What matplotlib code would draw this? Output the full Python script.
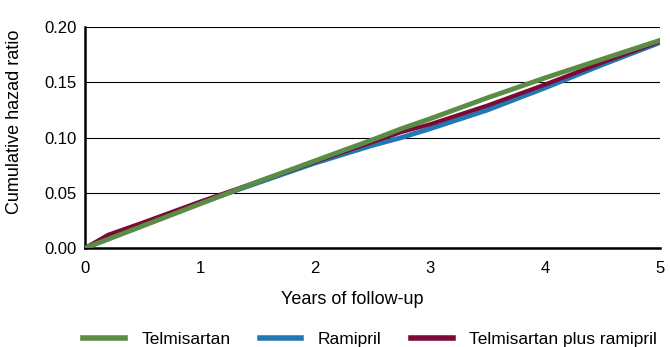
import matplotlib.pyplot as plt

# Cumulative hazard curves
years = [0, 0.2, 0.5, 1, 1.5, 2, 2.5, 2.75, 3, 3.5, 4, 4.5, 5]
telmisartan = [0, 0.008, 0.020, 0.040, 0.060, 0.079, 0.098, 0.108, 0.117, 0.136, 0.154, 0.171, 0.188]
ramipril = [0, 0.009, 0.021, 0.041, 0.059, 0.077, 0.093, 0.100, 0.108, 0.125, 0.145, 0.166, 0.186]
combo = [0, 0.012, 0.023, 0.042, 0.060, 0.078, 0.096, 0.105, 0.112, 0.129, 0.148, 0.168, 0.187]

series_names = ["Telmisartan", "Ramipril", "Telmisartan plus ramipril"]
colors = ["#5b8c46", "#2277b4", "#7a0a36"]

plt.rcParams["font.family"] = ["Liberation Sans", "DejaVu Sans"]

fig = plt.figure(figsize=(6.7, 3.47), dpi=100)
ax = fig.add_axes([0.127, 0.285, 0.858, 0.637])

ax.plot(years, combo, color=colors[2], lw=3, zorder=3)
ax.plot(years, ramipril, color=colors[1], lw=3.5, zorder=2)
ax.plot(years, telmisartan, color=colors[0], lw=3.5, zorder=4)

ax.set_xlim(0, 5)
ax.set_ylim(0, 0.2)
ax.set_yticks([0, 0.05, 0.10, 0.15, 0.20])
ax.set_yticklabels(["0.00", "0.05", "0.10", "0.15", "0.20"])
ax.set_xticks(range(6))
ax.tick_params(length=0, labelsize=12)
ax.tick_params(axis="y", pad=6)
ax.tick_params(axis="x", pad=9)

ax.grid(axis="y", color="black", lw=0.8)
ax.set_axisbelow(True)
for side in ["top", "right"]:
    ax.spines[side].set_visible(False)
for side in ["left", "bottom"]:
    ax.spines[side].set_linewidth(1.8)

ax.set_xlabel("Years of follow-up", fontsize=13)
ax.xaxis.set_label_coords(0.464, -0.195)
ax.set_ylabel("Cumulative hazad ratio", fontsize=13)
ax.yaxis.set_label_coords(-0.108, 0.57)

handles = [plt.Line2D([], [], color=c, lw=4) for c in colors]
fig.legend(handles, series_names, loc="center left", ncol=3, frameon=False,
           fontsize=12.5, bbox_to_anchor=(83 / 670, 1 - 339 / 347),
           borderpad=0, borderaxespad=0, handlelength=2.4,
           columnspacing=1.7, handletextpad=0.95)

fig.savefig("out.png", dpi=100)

——

__What you will do__:
Restate the whole of the material word for word without the pictures.

__Worked solution__:
What matplotlib code would draw this? Output the full Python script.
import matplotlib.pyplot as plt

# Cumulative hazard curves
years = [0, 0.2, 0.5, 1, 1.5, 2, 2.5, 2.75, 3, 3.5, 4, 4.5, 5]
telmisartan = [0, 0.008, 0.020, 0.040, 0.060, 0.079, 0.098, 0.108, 0.117, 0.136, 0.154, 0.171, 0.188]
ramipril = [0, 0.009, 0.021, 0.041, 0.059, 0.077, 0.093, 0.100, 0.108, 0.125, 0.145, 0.166, 0.186]
combo = [0, 0.012, 0.023, 0.042, 0.060, 0.078, 0.096, 0.105, 0.112, 0.129, 0.148, 0.168, 0.187]

series_names = ["Telmisartan", "Ramipril", "Telmisartan plus ramipril"]
colors = ["#5b8c46", "#2277b4", "#7a0a36"]

plt.rcParams["font.family"] = ["Liberation Sans", "DejaVu Sans"]

fig = plt.figure(figsize=(6.7, 3.47), dpi=100)
ax = fig.add_axes([0.127, 0.285, 0.858, 0.637])

ax.plot(years, combo, color=colors[2], lw=3, zorder=3)
ax.plot(years, ramipril, color=colors[1], lw=3.5, zorder=2)
ax.plot(years, telmisartan, color=colors[0], lw=3.5, zorder=4)

ax.set_xlim(0, 5)
ax.set_ylim(0, 0.2)
ax.set_yticks([0, 0.05, 0.10, 0.15, 0.20])
ax.set_yticklabels(["0.00", "0.05", "0.10", "0.15", "0.20"])
ax.set_xticks(range(6))
ax.tick_params(length=0, labelsize=12)
ax.tick_params(axis="y", pad=6)
ax.tick_params(axis="x", pad=9)

ax.grid(axis="y", color="black", lw=0.8)
ax.set_axisbelow(True)
for side in ["top", "right"]:
    ax.spines[side].set_visible(False)
for side in ["left", "bottom"]:
    ax.spines[side].set_linewidth(1.8)

ax.set_xlabel("Years of follow-up", fontsize=13)
ax.xaxis.set_label_coords(0.464, -0.195)
ax.set_ylabel("Cumulative hazad ratio", fontsize=13)
ax.yaxis.set_label_coords(-0.108, 0.57)

handles = [plt.Line2D([], [], color=c, lw=4) for c in colors]
fig.legend(handles, series_names, loc="center left", ncol=3, frameon=False,
           fontsize=12.5, bbox_to_anchor=(83 / 670, 1 - 339 / 347),
           borderpad=0, borderaxespad=0, handlelength=2.4,
           columnspacing=1.7, handletextpad=0.95)

fig.savefig("out.png", dpi=100)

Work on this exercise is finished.